# [Task to complete]
Skipping all pictures, set down the lines of the listing from the first through the one with "label_y = [31.6, 26.5, 19.7, 13.2]".
________________________________________
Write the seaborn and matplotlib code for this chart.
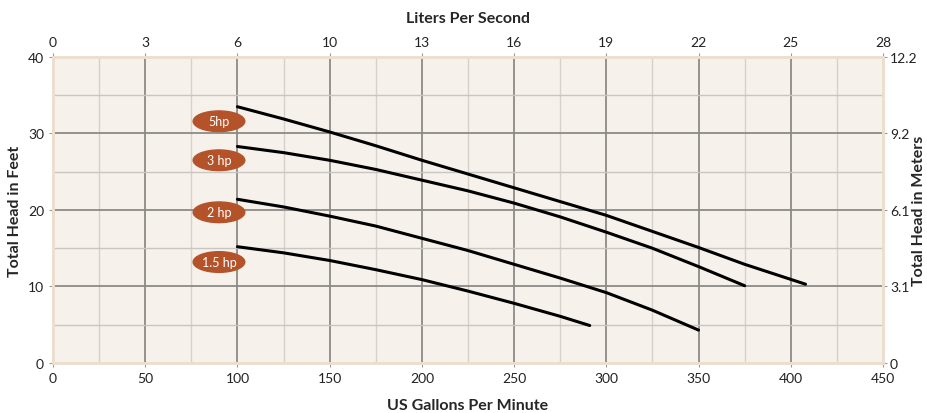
import numpy as np
import pandas as pd
import seaborn as sns
import matplotlib
matplotlib.use('Agg')
import matplotlib.pyplot as plt
from matplotlib.patches import Ellipse

# pump curves (US gpm vs total head in feet)
gpm_5hp = [100, 125, 150, 175, 200, 225, 250, 275, 300, 325, 350, 375, 408]
head_5hp = [33.5, 31.9, 30.2, 28.4, 26.5, 24.7, 22.9, 21.1, 19.3, 17.2, 15.1, 12.9, 10.3]
gpm_3hp = [100, 125, 150, 175, 200, 225, 250, 275, 300, 325, 350, 375]
head_3hp = [28.3, 27.5, 26.5, 25.3, 23.9, 22.5, 20.9, 19.1, 17.1, 15.0, 12.6, 10.1]
gpm_2hp = [100, 125, 150, 175, 200, 225, 250, 275, 300, 325, 350]
head_2hp = [21.4, 20.4, 19.2, 17.9, 16.3, 14.7, 12.9, 11.1, 9.2, 6.9, 4.3]
gpm_15hp = [100, 125, 150, 175, 200, 225, 250, 275, 291]
head_15hp = [15.2, 14.4, 13.4, 12.2, 10.9, 9.4, 7.8, 6.1, 4.9]

labels = ['5hp', '3 hp', '2 hp', '1.5 hp']
label_x = [90, 90, 90, 90]
label_y = [31.6, 26.5, 19.7, 13.2]

gpm_ticks = [0, 50, 100, 150, 200, 250, 300, 350, 400, 450]
lps_labels = ['0', '3', '6', '10', '13', '16', '19', '22', '25', '28']
ft_ticks = [0, 10, 20, 30, 40]
m_labels = ['0', '3.1', '6.1', '9.2', '12.2']

sns.set_style('white')
plt.rcParams['font.family'] = ['Lato', 'DejaVu Sans']

frames = []
for name, x, y in [('5hp', gpm_5hp, head_5hp), ('3hp', gpm_3hp, head_3hp),
                   ('2hp', gpm_2hp, head_2hp), ('1.5hp', gpm_15hp, head_15hp)]:
    frames.append(pd.DataFrame({'gpm': x, 'head': y, 'pump': name}))
df = pd.concat(frames, ignore_index=True)

fig = plt.figure(figsize=(9.28, 4.14), dpi=100, facecolor='white')
ax = fig.add_axes([0.0571, 0.1208, 0.8944, 0.7391])
ax.set_facecolor('#f7f1eb')

# grid: major every 50 gpm / 10 ft, minor in between
for x in range(0, 451, 25):
    if x % 50 == 0:
        ax.axvline(x, color='#8c8a88', lw=1.3, zorder=1)
    else:
        ax.axvline(x, color='#d6d1cb', lw=1.0, zorder=1)
for y in range(0, 41, 5):
    if y % 10 == 0:
        ax.axhline(y, color='#8c8a88', lw=1.3, zorder=1)
    else:
        ax.axhline(y, color='#c9c5c0', lw=1.0, zorder=1)

sns.lineplot(data=df, x='gpm', y='head', hue='pump', palette=['black'] * 4,
             lw=2.2, legend=False, ax=ax, zorder=3, estimator=None, sort=False)

for lab, lx, ly in zip(labels, label_x, label_y):
    ax.add_patch(Ellipse((lx, ly), 28, 2.7, color='#b4532a', zorder=4))
    ax.text(lx, ly, lab, color='white', fontsize=9, ha='center', va='center', zorder=5)

ax.set_xlim(0, 450)
ax.set_ylim(0, 40)
ax.set_xticks(gpm_ticks)
ax.set_yticks(ft_ticks)
ax.tick_params(axis='both', labelsize=10, length=3, color='#999999', colors='#222222')
ax.set_xlabel('US Gallons Per Minute', fontsize=11.5, fontweight='bold')
ax.xaxis.set_label_coords(0.5, -0.115)
ax.set_ylabel('Total Head in Feet', fontsize=11.5, fontweight='bold')
ax.yaxis.set_label_coords(-0.037, 0.5)
for s in ax.spines.values():
    s.set_color('#ecdfcf')
    s.set_linewidth(2)

ax_top = ax.twiny()
ax_top.set_xlim(0, 450)
ax_top.set_xticks(gpm_ticks)
ax_top.set_xticklabels(lps_labels)
ax_top.tick_params(axis='x', labelsize=10, length=3, color='#999999', colors='#222222')
ax_top.set_xlabel('Liters Per Second', fontsize=11.5, fontweight='bold')
ax_top.xaxis.set_label_coords(0.5, 1.115)

ax_right = ax.twinx()
ax_right.set_ylim(0, 40)
ax_right.set_yticks(ft_ticks)
ax_right.set_yticklabels(m_labels)
ax_right.tick_params(axis='y', labelsize=10, length=3, pad=2, color='#999999', colors='#222222')
ax_right.set_ylabel('Total Head in Meters', fontsize=11.5, fontweight='bold')
ax_right.yaxis.set_label_coords(1.035, 0.5)

for a in (ax_top, ax_right):
    for s in a.spines.values():
        s.set_color('#ecdfcf')
        s.set_linewidth(2)

fig.savefig('out.png', dpi=100, facecolor='white')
________________________________________
# [Written reply]
Write the seaborn and matplotlib code for this chart.
import numpy as np
import pandas as pd
import seaborn as sns
import matplotlib
matplotlib.use('Agg')
import matplotlib.pyplot as plt
from matplotlib.patches import Ellipse

# pump curves (US gpm vs total head in feet)
gpm_5hp = [100, 125, 150, 175, 200, 225, 250, 275, 300, 325, 350, 375, 408]
head_5hp = [33.5, 31.9, 30.2, 28.4, 26.5, 24.7, 22.9, 21.1, 19.3, 17.2, 15.1, 12.9, 10.3]
gpm_3hp = [100, 125, 150, 175, 200, 225, 250, 275, 300, 325, 350, 375]
head_3hp = [28.3, 27.5, 26.5, 25.3, 23.9, 22.5, 20.9, 19.1, 17.1, 15.0, 12.6, 10.1]
gpm_2hp = [100, 125, 150, 175, 200, 225, 250, 275, 300, 325, 350]
head_2hp = [21.4, 20.4, 19.2, 17.9, 16.3, 14.7, 12.9, 11.1, 9.2, 6.9, 4.3]
gpm_15hp = [100, 125, 150, 175, 200, 225, 250, 275, 291]
head_15hp = [15.2, 14.4, 13.4, 12.2, 10.9, 9.4, 7.8, 6.1, 4.9]

labels = ['5hp', '3 hp', '2 hp', '1.5 hp']
label_x = [90, 90, 90, 90]
label_y = [31.6, 26.5, 19.7, 13.2]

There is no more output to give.